The issue of social compliance has come into sharper focus in recent years as concerns about human rights abuses and poor working conditions proliferate across sourcing locales, underscoring another reason for brands to bring sourcing in-house. “The first principle of traceability starts with needing to know which factories are making your goods,” Feniger said. While the concept seems simple, “very little is made where it’s purported to be made,” he added.
“People will take an order and show you a gleaming factory, but in reality, it may be being made down the road in a shack,” he said. The apparel manufacturing sector has become notorious for practices like subcontracting, where work is shared between factories on an unauthorized basis, perhaps in an effort to skirt labor laws.

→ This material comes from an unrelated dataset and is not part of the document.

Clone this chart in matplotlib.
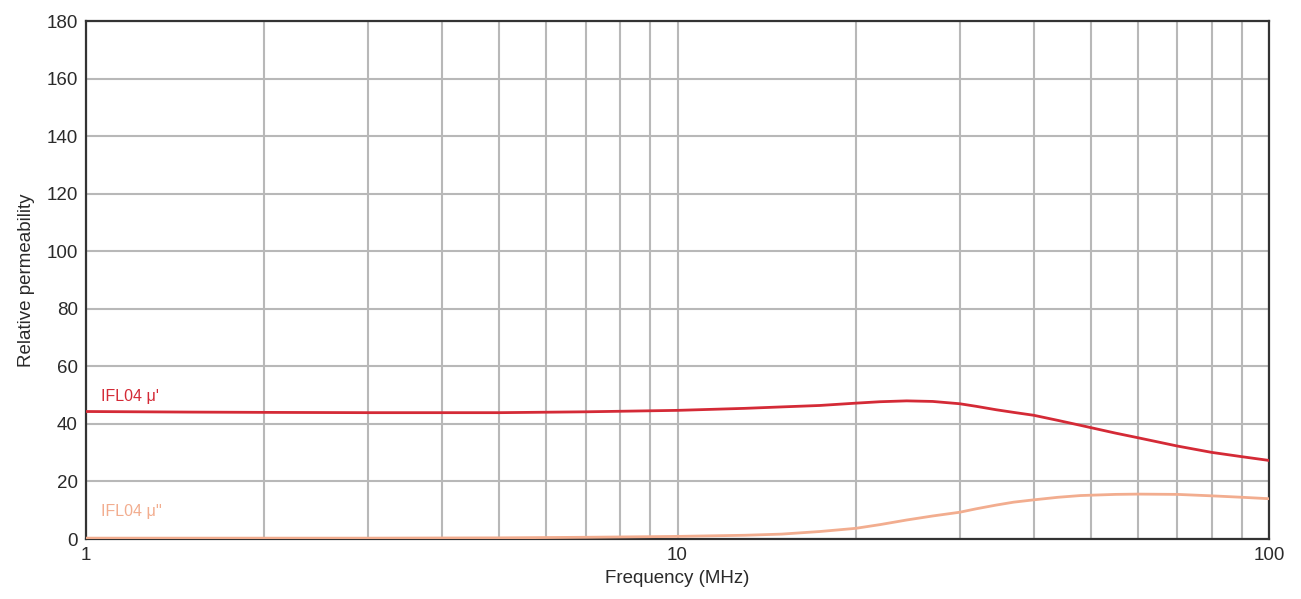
import matplotlib
matplotlib.use("Agg")
import matplotlib.pyplot as plt
from matplotlib.ticker import FixedLocator, NullFormatter, FixedFormatter

plt.rcParams['font.family'] = ['Liberation Sans', 'DejaVu Sans']

freq = [1, 1.5, 2, 3, 5, 7, 10, 13, 15, 17.4, 20, 22, 24.4, 27, 30, 32, 34.6, 37, 40, 44, 48, 55, 60, 70, 80, 90, 100]
mu_real = [44.3, 44.1, 44.0, 43.9, 43.9, 44.2, 44.7, 45.4, 45.9, 46.4, 47.2, 47.7, 48.0, 47.8, 47.0, 46.1, 44.9, 44.0, 43.0, 41.2, 39.5, 36.8, 35.2, 32.3, 30.1, 28.6, 27.3]
mu_imag = [0.3, 0.3, 0.3, 0.3, 0.4, 0.6, 0.9, 1.3, 1.7, 2.6, 3.7, 5.0, 6.6, 8.0, 9.3, 10.5, 11.8, 12.8, 13.6, 14.5, 15.1, 15.5, 15.6, 15.5, 15.0, 14.5, 14.0]

yticks = [0, 20, 40, 60, 80, 100, 120, 140, 160, 180]
xticks = [1, 10, 100]
xtick_labels = ['1', '10', '100']

red = '#d42a36'
orange = '#f2ad8f'

fig = plt.figure(figsize=(13.01, 5.99), dpi=100)
ax = fig.add_axes([86/1301, 1 - 539/599, (1269-86)/1301, (539-21)/599])

ax.plot(freq, mu_real, color=red, lw=2, zorder=3)
ax.plot(freq, mu_imag, color=orange, lw=2, zorder=3)

ax.set_xscale('log')
ax.set_xlim(1, 100)
ax.set_ylim(0, 180)
ax.xaxis.set_major_locator(FixedLocator(xticks))
ax.xaxis.set_major_formatter(FixedFormatter(xtick_labels))
minors = [m * d for d in (1, 10) for m in range(2, 10)]
ax.xaxis.set_minor_locator(FixedLocator(minors))
ax.xaxis.set_minor_formatter(NullFormatter())
ax.set_yticks(yticks)

ax.grid(True, which='both', color='#b8b8b8', lw=1.5, zorder=1)
ax.set_axisbelow(True)
ax.tick_params(which='both', length=0, labelsize=13.5, colors='#2a2a2a', pad=6)
for s in ax.spines.values():
    s.set_color('#333333')
    s.set_linewidth(1.6)

ax.set_xlabel('Frequency (MHz)', fontsize=13.5, color='#2a2a2a', labelpad=4)
ax.set_ylabel('Relative permeability', fontsize=13.5, color='#2a2a2a', labelpad=8)

ax.text(1.06, 49.5, "IFL04 μ'", color=red, fontsize=11.5, va='center')
ax.text(1.06, 9.5, "IFL04 μ''", color=orange, fontsize=11.5, va='center')

fig.savefig('out.png', dpi=100)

The only way for a brand to ensure that its factories are compliant, according to Feniger, is to have “boots on the ground” to monitor performance after a contract has been signed. Quality control agents managed by a sourcing office act as a brand’s eyes and ears at the factory level. “If you’re going to make 10,000 shirts and it requires 2,000 sewing machines and approximately 2,500 workers, they will want to know, ‘Where are those workers?’”
By contrast, sourcing agencies may not have the bandwidth or the motivation to engage with factories to ensure that best practices—and laws—are followed. While Feniger said that labor laws in China, for example, are “beautifully proscribed” with “world-class protections” for workers that limit work hours and mandate overtime pay, “how well the law is implemented is a different question.” Workers and factory owners can sometimes be complicit in circumventing the rules in the interest of making more money quickly, he said, and facilities that operate this way need to be rooted out by someone with a vested interest in protecting a brand’s integrity as well as the health of a factory’s workforce.
A sourcing office acts as “the guardian of a brand’s name,” he said. “Its job is to make sure they’re following both letter of the law and the spirit of the law.” That’s especially important in the world of 21st-century sourcing, as shoppers become more values-driven and willing to vote with their dollars. The concept of the ethical, transparent supply chain has now morphed, for consumers, “from a ‘nice-to-have’ to a ‘need-to-have,’” he said.